* START Supplied information *

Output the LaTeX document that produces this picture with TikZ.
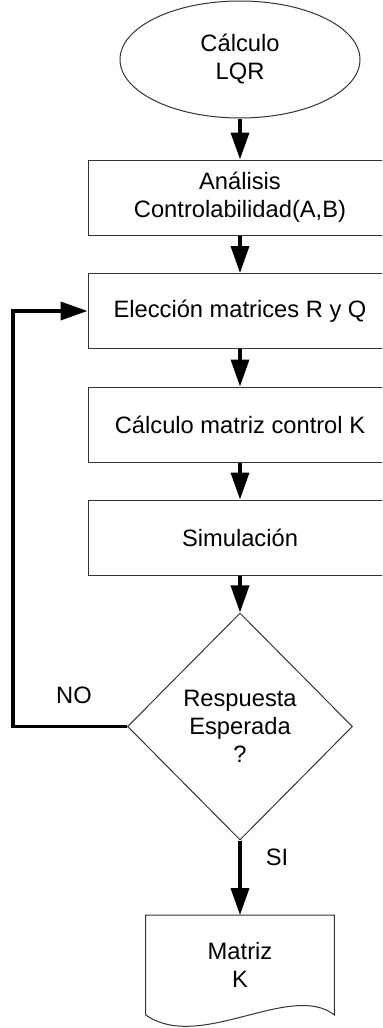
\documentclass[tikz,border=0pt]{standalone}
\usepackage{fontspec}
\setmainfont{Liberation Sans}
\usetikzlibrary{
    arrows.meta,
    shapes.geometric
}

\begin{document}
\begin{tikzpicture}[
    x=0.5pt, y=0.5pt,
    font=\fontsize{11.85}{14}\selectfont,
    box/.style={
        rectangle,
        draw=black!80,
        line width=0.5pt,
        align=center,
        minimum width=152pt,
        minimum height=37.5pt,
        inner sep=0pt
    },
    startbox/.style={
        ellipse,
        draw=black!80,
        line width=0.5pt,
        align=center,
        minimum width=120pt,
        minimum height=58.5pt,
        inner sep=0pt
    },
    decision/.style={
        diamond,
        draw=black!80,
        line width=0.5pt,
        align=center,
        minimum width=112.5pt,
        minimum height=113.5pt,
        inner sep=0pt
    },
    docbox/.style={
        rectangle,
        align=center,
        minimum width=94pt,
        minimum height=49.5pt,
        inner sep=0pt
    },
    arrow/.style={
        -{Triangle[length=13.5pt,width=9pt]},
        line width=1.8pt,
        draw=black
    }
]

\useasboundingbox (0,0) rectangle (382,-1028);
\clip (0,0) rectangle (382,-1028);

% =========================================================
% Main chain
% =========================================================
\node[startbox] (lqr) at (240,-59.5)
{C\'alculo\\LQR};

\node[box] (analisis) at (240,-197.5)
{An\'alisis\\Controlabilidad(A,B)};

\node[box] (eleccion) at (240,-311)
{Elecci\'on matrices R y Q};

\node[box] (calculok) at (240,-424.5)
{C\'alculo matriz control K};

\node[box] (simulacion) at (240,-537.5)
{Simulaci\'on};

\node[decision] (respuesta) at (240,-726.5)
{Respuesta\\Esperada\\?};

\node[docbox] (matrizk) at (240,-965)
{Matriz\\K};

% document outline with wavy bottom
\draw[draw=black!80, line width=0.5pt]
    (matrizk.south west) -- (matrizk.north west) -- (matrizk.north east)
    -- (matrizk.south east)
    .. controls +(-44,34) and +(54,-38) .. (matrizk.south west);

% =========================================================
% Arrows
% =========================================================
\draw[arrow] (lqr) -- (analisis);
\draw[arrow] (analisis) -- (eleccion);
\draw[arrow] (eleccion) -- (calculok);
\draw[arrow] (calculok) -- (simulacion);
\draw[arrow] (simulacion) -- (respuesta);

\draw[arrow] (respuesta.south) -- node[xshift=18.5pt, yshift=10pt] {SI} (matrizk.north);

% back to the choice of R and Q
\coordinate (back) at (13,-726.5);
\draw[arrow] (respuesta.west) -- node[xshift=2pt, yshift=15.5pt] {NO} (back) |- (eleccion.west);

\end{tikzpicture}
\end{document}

* END Supplied information *

Pictures stay out. Repeat only the lines from the beginning of the data through the line that has "matrices R y".

Exercise answer:
Output the LaTeX document that produces this picture with TikZ.
\documentclass[tikz,border=0pt]{standalone}
\usepackage{fontspec}
\setmainfont{Liberation Sans}
\usetikzlibrary{
    arrows.meta,
    shapes.geometric
}

\begin{document}
\begin{tikzpicture}[
    x=0.5pt, y=0.5pt,
    font=\fontsize{11.85}{14}\selectfont,
    box/.style={
        rectangle,
        draw=black!80,
        line width=0.5pt,
        align=center,
        minimum width=152pt,
        minimum height=37.5pt,
        inner sep=0pt
    },
    startbox/.style={
        ellipse,
        draw=black!80,
        line width=0.5pt,
        align=center,
        minimum width=120pt,
        minimum height=58.5pt,
        inner sep=0pt
    },
    decision/.style={
        diamond,
        draw=black!80,
        line width=0.5pt,
        align=center,
        minimum width=112.5pt,
        minimum height=113.5pt,
        inner sep=0pt
    },
    docbox/.style={
        rectangle,
        align=center,
        minimum width=94pt,
        minimum height=49.5pt,
        inner sep=0pt
    },
    arrow/.style={
        -{Triangle[length=13.5pt,width=9pt]},
        line width=1.8pt,
        draw=black
    }
]

\useasboundingbox (0,0) rectangle (382,-1028);
\clip (0,0) rectangle (382,-1028);

% =========================================================
% Main chain
% =========================================================
\node[startbox] (lqr) at (240,-59.5)
{C\'alculo\\LQR};

\node[box] (analisis) at (240,-197.5)
{An\'alisis\\Controlabilidad(A,B)};

\node[box] (eleccion) at (240,-311)
{Elecci\'on matrices R y Q};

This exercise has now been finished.